[Records from a data source]
####################
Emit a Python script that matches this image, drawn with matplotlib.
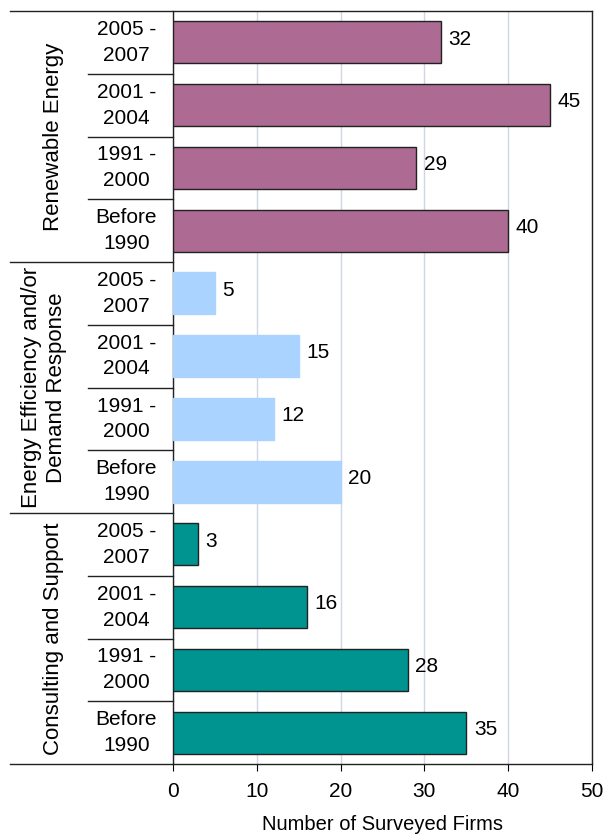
import matplotlib.pyplot as plt
import matplotlib.transforms as mtransforms

plt.rcParams['font.family'] = ['Liberation Sans', 'DejaVu Sans']

groups = ['Renewable Energy', 'Energy Efficiency and/or\nDemand Response', 'Consulting and Support']
periods = ['2005 -\n2007', '2001 -\n2004', '1991 -\n2000', 'Before\n1990']
renewable = [32, 45, 29, 40]
efficiency = [5, 15, 12, 20]
consulting = [3, 16, 28, 35]
colors = ['#AD6A93', '#AAD4FF', '#009490']
edges = ['#222222', '#AAD4FF', '#222222']
x_ticks = [0, 10, 20, 30, 40, 50]

fig = plt.figure(figsize=(6.06, 8.39), dpi=100)
ax = fig.add_axes([173 / 606, 75 / 839, 419 / 606, 753 / 839])

series = [renewable, efficiency, consulting]
for g, vals in enumerate(series):
    pos = [g * 4 + k for k in range(len(vals))]
    ax.barh(pos, vals, height=0.67, color=colors[g], edgecolor=edges[g], linewidth=1, zorder=3)
    for p, v in zip(pos, vals):
        ax.text(v + 0.9, p - 0.05, str(v), va='center', ha='left', fontsize=15)

ax.set_xlim(0, 50)
ax.set_ylim(11.5, -0.5)
ax.set_xticks(x_ticks)
ax.tick_params(axis='x', direction='out', length=5, labelsize=15, pad=8)
ax.set_yticks([])
ax.xaxis.grid(True, color='#D0D6E4', linewidth=1, zorder=0)
ax.set_axisbelow(True)
for s in ax.spines.values():
    s.set_color('#222222')
    s.set_linewidth(1)
ax.spines['top'].set_visible(False)
ax.set_xlabel('Number of Surveyed Firms', fontsize=14.5, labelpad=10)

# left-hand label table
trans = mtransforms.blended_transform_factory(ax.transAxes, ax.transData)
kw = dict(transform=trans, clip_on=False, color='#222222', linewidth=1)
ax.plot([-0.389, 1], [-0.5, -0.5], **kw)
ax.plot([-0.389, 0], [11.5, 11.5], **kw)
for b in [3.5, 7.5]:
    ax.plot([-0.389, 0], [b, b], **kw)
for g in range(3):
    for k in range(1, 4):
        b = g * 4 + k - 0.5
        ax.plot([-0.203, 0], [b, b], **kw)

for g in range(3):
    for k, lab in enumerate(periods):
        ax.text(-0.111, g * 4 + k, lab, transform=trans, ha='center', va='center',
                fontsize=15, linespacing=1.45)
group_x = [-0.285, -0.308, -0.285]
for g, name in enumerate(groups):
    ax.text(group_x[g], g * 4 + 1.5, name, transform=trans, ha='center', va='center',
            rotation=90, fontsize=16, linespacing=1.2)

fig.savefig('out.png', dpi=100)
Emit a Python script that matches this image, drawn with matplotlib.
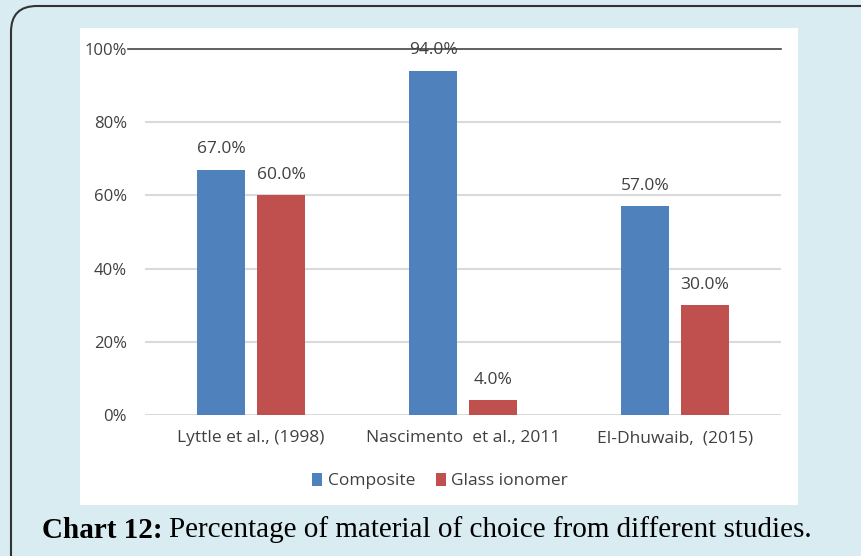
####################
What you have to do:
Repeat all the data as it stands, dropping any images it holds.

Right answer:
Emit a Python script that matches this image, drawn with matplotlib.
import matplotlib.pyplot as plt
import matplotlib.transforms as mtransforms

plt.rcParams['font.family'] = ['Liberation Sans', 'DejaVu Sans']

groups = ['Renewable Energy', 'Energy Efficiency and/or\nDemand Response', 'Consulting and Support']
periods = ['2005 -\n2007', '2001 -\n2004', '1991 -\n2000', 'Before\n1990']
renewable = [32, 45, 29, 40]
efficiency = [5, 15, 12, 20]
consulting = [3, 16, 28, 35]
colors = ['#AD6A93', '#AAD4FF', '#009490']
edges = ['#222222', '#AAD4FF', '#222222']
x_ticks = [0, 10, 20, 30, 40, 50]

fig = plt.figure(figsize=(6.06, 8.39), dpi=100)
ax = fig.add_axes([173 / 606, 75 / 839, 419 / 606, 753 / 839])

series = [renewable, efficiency, consulting]
for g, vals in enumerate(series):
    pos = [g * 4 + k for k in range(len(vals))]
    ax.barh(pos, vals, height=0.67, color=colors[g], edgecolor=edges[g], linewidth=1, zorder=3)
    for p, v in zip(pos, vals):
        ax.text(v + 0.9, p - 0.05, str(v), va='center', ha='left', fontsize=15)

ax.set_xlim(0, 50)
ax.set_ylim(11.5, -0.5)
ax.set_xticks(x_ticks)
ax.tick_params(axis='x', direction='out', length=5, labelsize=15, pad=8)
ax.set_yticks([])
ax.xaxis.grid(True, color='#D0D6E4', linewidth=1, zorder=0)
ax.set_axisbelow(True)
for s in ax.spines.values():
    s.set_color('#222222')
    s.set_linewidth(1)
ax.spines['top'].set_visible(False)
ax.set_xlabel('Number of Surveyed Firms', fontsize=14.5, labelpad=10)

# left-hand label table
trans = mtransforms.blended_transform_factory(ax.transAxes, ax.transData)
kw = dict(transform=trans, clip_on=False, color='#222222', linewidth=1)
ax.plot([-0.389, 1], [-0.5, -0.5], **kw)
ax.plot([-0.389, 0], [11.5, 11.5], **kw)
for b in [3.5, 7.5]:
    ax.plot([-0.389, 0], [b, b], **kw)
for g in range(3):
    for k in range(1, 4):
        b = g * 4 + k - 0.5
        ax.plot([-0.203, 0], [b, b], **kw)

for g in range(3):
    for k, lab in enumerate(periods):
        ax.text(-0.111, g * 4 + k, lab, transform=trans, ha='center', va='center',
                fontsize=15, linespacing=1.45)
group_x = [-0.285, -0.308, -0.285]
for g, name in enumerate(groups):
    ax.text(group_x[g], g * 4 + 1.5, name, transform=trans, ha='center', va='center',
            rotation=90, fontsize=16, linespacing=1.2)

fig.savefig('out.png', dpi=100)
Emit a Python script that matches this image, drawn with matplotlib.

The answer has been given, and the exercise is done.